Albu Kamal lies in Deir El-Zour province which covers much of Syria's remote eastern desert, where the Daesh terrorist group's so-called "caliphate" made its last stand this year.
Control of the area is split between U.S.-backed Syrian Democratic Forces and groups aligned with the Damascus regime, which is supported by Iran and Russia.
In June 2018, strikes near the Iraqi border killed 55 pro-regime forces, mostly Syrians and Iraqis.
An Israeli military statement said Monday that rockets had been fired from Syria but all failed to hit Israeli territory.
"The rockets were launched from the outskirts of Damascus by Shiite militia operatives operating under the Iranian Quds Force," it said.

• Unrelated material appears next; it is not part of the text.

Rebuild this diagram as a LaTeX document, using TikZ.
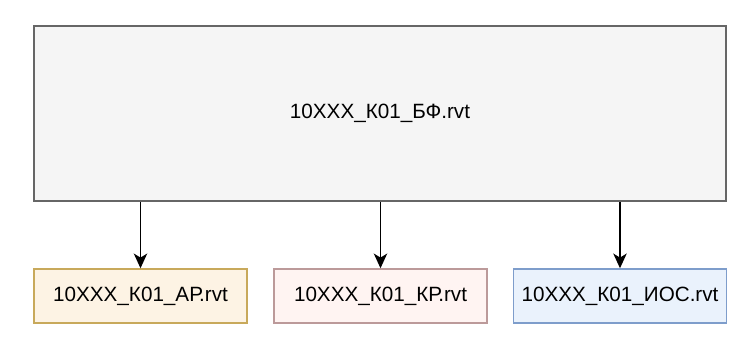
\documentclass[tikz,border=0pt]{standalone}
\usepackage{fontspec}
\setmainfont{Liberation Sans}
\usetikzlibrary{arrows.meta}
\definecolor{bfFill}{HTML}{F5F5F5}
\definecolor{bfLine}{HTML}{666666}
\definecolor{arFill}{HTML}{FDF3E4}
\definecolor{arLine}{HTML}{C8A95B}
\definecolor{krFill}{HTML}{FFF4F2}
\definecolor{krLine}{HTML}{BC9A9A}
\definecolor{iosFill}{HTML}{EAF2FC}
\definecolor{iosLine}{HTML}{7E9DCB}
\begin{document}
\begin{tikzpicture}[x=0.75pt, y=-0.75pt, font=\fontsize{15.5}{18}\selectfont,
        >={Stealth[length=11pt, width=10pt, inset=3pt]},
        model/.style={draw, line width=1.1pt, inner sep=0pt,
            minimum width=159.75pt, minimum height=40.5pt}]
        \useasboundingbox (0,0) rectangle (744,340);
        \node[model, draw=bfLine, fill=bfFill, line width=1.4pt,
            minimum width=519pt, minimum height=131.25pt] (bf) at (380,113.5) {10XXX\_К01\_БФ.rvt};
        \node[model, draw=arLine, fill=arFill] (ar) at (140.5,296) {10XXX\_К01\_АР.rvt};
        \node[model, draw=krLine, fill=krFill] (kr) at (380.5,296) {10XXX\_К01\_КР.rvt};
        \node[model, draw=iosLine, fill=iosFill] (ios) at (620,296) {10XXX\_К01\_ИОС.rvt};
        \draw[->, line width=1.4pt] (bf.south -| ar) -- (ar);
        \draw[->, line width=1.4pt] (bf.south -| kr) -- (kr);
        \draw[->, line width=1.4pt] (bf.south -| ios) -- (ios);
    \end{tikzpicture}
\end{document}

The force is the elite branch of Iran's Revolutionary Guards and is commanded by Qassem Soleimani, the mastermind of Tehran's military strategy in the region.
Israel, which has vowed to keep weakening Iran so long as it continues to develop weapons that threaten the Jewish state, has launched attacks against a variety of targets.
It has carried out operations against Iranian forces and Tehran's proxies in Lebanon, across Syria and in Iraq.
After Monday's drone downing a senior US official visiting Beirut underlined the "importance" of preserving security in Lebanon, a US embassy statement said.
"Assistant Secretary of Near Eastern Affairs David Schenker met Prime Minister Saad Hariri... (and) reaffirmed the importance of preserving Lebanon's security, stability, and sovereignty," the statement said.